EXERCISE PROMPT -
Repeat everything from the line holding "Convert this chart to Plotly code." to the line holding "import plotly.graph_objects as go", inclusive, exactly. Leave out the rest.

Charts and diagrams as code -

◆ ◆ ◆ ◆ ◆

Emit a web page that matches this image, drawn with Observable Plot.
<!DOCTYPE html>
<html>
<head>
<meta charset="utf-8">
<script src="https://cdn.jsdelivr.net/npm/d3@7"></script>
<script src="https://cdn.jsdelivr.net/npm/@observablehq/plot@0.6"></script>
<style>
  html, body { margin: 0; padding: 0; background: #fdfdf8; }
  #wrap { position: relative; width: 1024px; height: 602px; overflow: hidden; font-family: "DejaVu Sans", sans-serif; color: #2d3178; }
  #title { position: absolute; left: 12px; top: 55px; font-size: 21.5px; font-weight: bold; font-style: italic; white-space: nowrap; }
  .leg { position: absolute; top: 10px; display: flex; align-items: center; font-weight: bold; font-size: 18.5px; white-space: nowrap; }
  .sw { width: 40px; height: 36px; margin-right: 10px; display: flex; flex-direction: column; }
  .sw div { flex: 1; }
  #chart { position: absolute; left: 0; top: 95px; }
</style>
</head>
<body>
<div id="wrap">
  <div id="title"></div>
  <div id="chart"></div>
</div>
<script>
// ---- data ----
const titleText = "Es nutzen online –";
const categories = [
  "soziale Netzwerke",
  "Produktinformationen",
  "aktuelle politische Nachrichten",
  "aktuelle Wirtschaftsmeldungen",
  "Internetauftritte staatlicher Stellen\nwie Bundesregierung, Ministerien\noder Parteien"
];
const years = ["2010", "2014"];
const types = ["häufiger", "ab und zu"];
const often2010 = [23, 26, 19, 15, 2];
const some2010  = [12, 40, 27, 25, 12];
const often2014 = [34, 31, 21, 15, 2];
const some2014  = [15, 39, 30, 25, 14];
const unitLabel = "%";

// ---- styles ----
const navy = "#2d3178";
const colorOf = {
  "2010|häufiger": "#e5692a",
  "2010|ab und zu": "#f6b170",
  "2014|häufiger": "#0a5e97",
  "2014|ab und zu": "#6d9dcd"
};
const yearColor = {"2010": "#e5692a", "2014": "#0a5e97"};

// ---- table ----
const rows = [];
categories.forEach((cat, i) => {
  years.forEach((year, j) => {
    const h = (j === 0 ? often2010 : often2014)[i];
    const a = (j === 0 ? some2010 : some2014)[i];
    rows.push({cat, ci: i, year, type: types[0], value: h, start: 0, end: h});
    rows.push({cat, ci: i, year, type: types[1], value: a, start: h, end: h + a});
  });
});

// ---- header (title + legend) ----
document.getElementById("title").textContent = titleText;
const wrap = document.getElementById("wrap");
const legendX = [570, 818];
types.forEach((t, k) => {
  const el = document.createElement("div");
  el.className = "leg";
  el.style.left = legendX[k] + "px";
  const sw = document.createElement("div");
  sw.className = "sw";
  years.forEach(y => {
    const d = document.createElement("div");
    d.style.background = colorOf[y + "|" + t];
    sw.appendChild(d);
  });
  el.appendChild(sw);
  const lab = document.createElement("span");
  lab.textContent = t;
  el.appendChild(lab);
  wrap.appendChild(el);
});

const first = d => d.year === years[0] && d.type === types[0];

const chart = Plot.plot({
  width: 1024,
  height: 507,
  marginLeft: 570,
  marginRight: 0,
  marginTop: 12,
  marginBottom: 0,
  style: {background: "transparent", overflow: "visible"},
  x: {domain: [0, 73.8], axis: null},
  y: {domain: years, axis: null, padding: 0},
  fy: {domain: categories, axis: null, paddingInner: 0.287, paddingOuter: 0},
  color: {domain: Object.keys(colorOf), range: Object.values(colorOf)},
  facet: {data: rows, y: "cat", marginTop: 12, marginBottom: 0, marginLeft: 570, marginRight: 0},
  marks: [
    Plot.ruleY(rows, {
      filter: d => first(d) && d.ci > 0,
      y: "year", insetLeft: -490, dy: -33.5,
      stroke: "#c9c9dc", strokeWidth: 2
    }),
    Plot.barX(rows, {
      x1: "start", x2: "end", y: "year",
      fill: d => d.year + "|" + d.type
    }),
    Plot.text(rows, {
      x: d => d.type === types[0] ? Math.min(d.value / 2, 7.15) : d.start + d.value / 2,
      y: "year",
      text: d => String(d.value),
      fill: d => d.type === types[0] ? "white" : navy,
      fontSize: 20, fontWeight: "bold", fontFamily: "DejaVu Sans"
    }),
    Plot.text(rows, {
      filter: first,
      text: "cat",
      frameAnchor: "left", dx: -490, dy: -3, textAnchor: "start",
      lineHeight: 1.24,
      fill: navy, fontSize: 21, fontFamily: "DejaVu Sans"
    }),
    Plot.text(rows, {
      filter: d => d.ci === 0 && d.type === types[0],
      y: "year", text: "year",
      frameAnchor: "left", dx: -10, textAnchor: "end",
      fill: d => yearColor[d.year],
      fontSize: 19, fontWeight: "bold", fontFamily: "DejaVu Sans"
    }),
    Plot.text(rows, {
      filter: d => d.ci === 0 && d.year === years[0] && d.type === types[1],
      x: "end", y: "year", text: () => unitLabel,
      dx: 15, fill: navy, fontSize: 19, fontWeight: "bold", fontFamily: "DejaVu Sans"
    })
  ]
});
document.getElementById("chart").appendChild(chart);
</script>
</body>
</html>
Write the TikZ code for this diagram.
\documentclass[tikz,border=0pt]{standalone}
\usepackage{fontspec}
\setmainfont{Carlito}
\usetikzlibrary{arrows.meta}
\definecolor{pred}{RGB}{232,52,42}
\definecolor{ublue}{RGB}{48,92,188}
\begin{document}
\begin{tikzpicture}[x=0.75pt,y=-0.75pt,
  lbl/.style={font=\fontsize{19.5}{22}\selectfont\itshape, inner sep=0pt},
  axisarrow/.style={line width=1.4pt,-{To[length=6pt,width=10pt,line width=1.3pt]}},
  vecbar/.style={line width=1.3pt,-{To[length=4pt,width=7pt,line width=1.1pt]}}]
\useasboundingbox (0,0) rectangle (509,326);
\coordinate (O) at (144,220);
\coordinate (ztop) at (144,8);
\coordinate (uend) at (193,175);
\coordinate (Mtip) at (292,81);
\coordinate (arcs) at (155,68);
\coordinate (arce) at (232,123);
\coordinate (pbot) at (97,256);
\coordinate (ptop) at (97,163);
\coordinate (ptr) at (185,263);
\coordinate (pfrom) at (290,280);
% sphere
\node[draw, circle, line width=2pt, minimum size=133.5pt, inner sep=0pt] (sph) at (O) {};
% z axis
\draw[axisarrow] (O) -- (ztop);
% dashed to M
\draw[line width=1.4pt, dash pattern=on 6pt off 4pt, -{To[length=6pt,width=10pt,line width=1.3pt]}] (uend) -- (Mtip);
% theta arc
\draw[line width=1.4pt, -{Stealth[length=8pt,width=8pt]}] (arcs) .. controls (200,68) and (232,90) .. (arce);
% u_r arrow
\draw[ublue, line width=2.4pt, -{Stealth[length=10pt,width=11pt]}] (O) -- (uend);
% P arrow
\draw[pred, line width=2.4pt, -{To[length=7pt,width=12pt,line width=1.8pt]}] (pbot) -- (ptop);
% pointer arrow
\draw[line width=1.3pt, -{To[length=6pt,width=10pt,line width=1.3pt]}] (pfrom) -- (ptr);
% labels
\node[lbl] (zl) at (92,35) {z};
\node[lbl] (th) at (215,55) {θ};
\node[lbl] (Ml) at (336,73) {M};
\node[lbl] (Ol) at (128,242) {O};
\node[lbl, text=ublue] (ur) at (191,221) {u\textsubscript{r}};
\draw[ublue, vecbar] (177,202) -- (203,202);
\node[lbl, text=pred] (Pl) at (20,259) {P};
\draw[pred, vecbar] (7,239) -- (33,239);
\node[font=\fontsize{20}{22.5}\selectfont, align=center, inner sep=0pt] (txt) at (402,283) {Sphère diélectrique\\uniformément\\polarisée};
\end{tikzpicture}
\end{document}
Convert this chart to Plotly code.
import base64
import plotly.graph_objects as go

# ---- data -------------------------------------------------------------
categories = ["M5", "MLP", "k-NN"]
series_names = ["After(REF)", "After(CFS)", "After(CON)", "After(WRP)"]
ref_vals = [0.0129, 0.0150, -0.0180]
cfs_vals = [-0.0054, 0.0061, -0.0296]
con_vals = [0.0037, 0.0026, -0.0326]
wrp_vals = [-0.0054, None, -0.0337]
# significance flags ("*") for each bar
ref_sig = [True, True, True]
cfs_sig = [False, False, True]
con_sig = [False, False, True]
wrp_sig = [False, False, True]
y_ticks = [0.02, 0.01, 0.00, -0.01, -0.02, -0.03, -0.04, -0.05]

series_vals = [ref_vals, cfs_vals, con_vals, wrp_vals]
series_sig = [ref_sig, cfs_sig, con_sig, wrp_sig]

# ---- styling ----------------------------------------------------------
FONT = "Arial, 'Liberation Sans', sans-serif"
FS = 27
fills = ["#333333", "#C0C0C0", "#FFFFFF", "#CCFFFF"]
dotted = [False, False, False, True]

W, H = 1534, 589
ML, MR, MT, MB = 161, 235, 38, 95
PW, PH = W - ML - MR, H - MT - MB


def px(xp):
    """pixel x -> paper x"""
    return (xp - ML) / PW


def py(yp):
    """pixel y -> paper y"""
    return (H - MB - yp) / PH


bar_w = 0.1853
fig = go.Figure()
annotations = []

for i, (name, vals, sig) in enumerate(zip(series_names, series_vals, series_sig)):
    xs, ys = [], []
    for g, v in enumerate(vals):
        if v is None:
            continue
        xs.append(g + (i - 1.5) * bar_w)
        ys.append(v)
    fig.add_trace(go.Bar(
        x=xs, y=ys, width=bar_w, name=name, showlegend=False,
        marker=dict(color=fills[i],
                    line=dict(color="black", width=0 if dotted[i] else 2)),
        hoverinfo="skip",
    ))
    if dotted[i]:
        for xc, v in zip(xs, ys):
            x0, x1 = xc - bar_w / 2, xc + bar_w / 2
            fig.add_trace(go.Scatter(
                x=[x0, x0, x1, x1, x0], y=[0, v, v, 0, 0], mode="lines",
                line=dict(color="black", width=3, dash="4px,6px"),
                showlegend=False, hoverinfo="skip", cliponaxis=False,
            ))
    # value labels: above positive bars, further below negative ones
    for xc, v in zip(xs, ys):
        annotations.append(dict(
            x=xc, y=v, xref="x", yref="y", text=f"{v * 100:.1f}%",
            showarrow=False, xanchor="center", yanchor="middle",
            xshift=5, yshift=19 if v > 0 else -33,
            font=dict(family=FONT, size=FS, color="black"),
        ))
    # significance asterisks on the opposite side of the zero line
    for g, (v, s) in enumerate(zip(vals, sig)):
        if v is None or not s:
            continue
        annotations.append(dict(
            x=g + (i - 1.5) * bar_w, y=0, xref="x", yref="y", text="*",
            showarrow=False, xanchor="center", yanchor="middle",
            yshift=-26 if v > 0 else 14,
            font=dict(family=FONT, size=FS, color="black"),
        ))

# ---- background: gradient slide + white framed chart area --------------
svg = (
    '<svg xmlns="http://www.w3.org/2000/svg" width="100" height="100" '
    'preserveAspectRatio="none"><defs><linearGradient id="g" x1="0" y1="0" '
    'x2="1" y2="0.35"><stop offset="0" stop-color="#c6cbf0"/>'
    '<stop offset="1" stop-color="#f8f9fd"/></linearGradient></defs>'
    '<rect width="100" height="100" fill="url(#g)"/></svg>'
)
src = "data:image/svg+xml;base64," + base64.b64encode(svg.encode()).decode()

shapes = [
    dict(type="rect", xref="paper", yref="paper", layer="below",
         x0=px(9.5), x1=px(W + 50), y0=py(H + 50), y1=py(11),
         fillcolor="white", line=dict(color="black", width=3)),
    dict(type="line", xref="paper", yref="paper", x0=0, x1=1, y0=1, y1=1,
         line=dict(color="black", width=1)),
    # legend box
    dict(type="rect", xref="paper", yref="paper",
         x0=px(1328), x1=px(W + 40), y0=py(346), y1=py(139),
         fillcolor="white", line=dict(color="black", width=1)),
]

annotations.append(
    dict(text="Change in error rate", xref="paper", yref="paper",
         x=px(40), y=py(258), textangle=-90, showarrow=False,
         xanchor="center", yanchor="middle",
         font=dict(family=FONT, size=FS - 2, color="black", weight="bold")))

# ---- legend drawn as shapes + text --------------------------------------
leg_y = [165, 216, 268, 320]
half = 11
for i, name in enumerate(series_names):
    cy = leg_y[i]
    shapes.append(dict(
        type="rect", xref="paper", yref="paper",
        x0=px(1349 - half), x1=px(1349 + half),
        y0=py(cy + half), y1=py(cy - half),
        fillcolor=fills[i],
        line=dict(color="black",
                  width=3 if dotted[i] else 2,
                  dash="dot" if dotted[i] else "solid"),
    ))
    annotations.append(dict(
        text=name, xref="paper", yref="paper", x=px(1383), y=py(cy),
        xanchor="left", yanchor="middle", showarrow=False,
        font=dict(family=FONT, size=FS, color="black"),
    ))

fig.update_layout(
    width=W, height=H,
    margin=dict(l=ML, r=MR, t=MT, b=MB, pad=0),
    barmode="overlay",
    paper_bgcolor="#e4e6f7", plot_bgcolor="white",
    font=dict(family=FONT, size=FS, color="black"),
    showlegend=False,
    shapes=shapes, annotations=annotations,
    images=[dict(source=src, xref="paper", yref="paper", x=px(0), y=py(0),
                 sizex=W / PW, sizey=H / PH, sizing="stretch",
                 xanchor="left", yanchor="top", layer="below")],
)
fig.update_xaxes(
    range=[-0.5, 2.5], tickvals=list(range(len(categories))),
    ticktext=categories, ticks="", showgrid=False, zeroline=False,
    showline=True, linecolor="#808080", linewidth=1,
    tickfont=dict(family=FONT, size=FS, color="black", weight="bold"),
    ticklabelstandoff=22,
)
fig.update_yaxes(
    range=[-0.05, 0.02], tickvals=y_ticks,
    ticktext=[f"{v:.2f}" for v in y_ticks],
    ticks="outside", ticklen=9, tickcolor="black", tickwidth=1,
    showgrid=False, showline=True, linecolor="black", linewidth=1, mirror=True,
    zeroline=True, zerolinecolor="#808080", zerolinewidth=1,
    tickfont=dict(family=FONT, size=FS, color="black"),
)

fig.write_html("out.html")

◆ ◆ ◆ ◆ ◆

EXERCISE RESPONSE -
Convert this chart to Plotly code.
import base64
import plotly.graph_objects as go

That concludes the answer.